At Logic20/20, we have found in working with clients that the key is having up-to-date compliance review documentation on what teams are doing and their current state of compliance. This allows us to investigate which teams may be in scope for changes based on a given regulation and understand how it may fit into their circumstances at a high level by querying their data or documentation before even talking to the teams directly. This approach saves time for both compliance managers and engineering teams. Proactive documentation of the state of compliance expedites the process to find affected areas for a given regulation and understand what changes may be required.

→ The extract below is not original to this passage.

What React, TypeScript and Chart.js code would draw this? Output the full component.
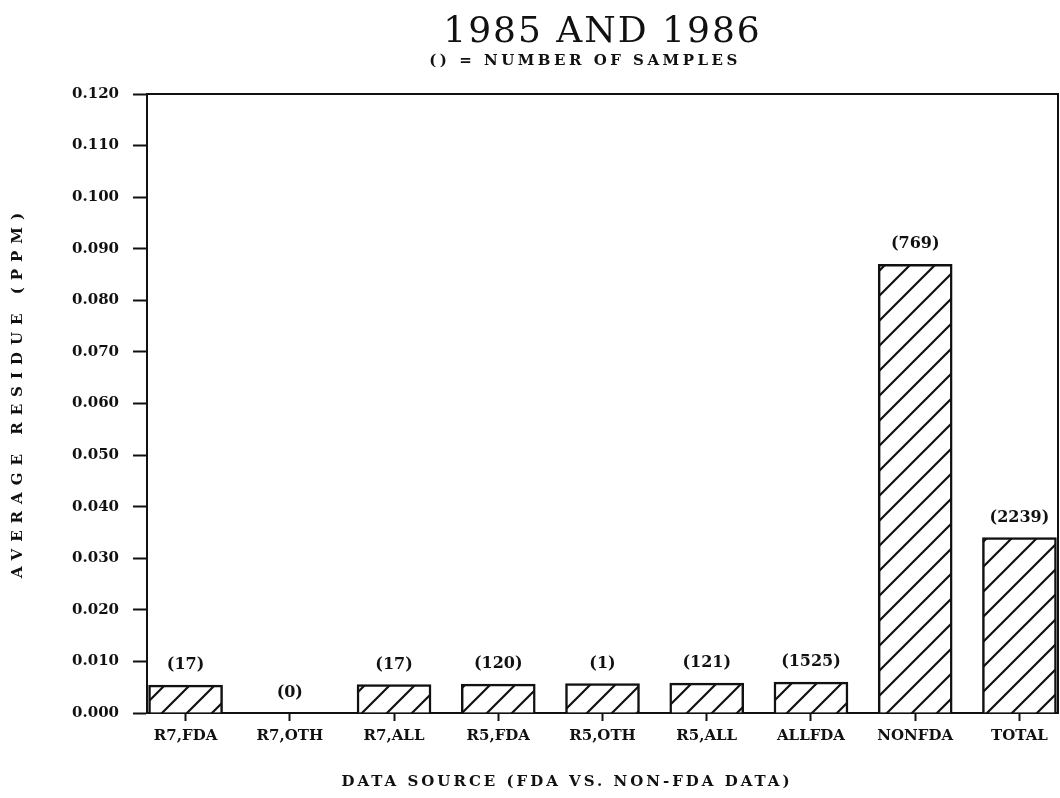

The second element, handling regulatory enforcement, also benefits from the practices described above. Regulatory inquiries may require large amounts of information to be provided on a quick turnaround. This means if you do not have comprehensive and agile documentation of the state of compliance in your company, you may be left scrambling and disrupting essential business processes to gather the information you need. With this robust documentation, you can query your data to find information specific to regulators’ questions, find the necessary information more quickly, and decrease the disruption to stakeholder teams.
Creating proactive documentation
As mentioned above, Logic20/20 has found that the key to keeping up with these rapidly changing regulations is proactive documentation. This begs the question, “What does proactive documentation look like?”
We have found the key to this documentation comes from comprehensive compliance reviews. If compliance reviews are well documented, with questions aligned to various compliance policies, this information can be reused for many areas, like regulatory documentation, and the resulting metrics can help you optimize the business.
We have used tools like Power Apps from the Microsoft Power Platform to create dynamic forms that capture data in structured and reusable ways, enabling this documentation and these insights to be created. Furthermore, the dynamic nature of these forms allows us to scope questions to specific types of teams, gathering the necessary information for a given scenario but minimizing questions that may not apply to a given team or situation. This kind of proactive documentation also helps you find and mitigate compliance issues early, rather than waiting until a regulatory inquiry occurs, which could lead to fines and decreased consumer trust.
Enabling scale with proactive documentation
With the reusable data collected in these proactive reviews, you have the further ability to introduce automation and artificial intelligence to help scale your program. Automation can be used to scale the creation, update, and/or maintenance of regulatory documentation. For example, robust compliance review information from teams can be funneled into regulatory documentation templates, or AI could be used to create initial drafts of these documents. Furthermore, AI can help determine whether regulatory documentation requires updates based on information provided in reviews, saving time for compliance managers.
In sum, while the regulatory landscape is complex and rapidly evolving, teams can handle this challenge by collecting detailed documentation that can be reused to create compliance documentation and enable key metrics.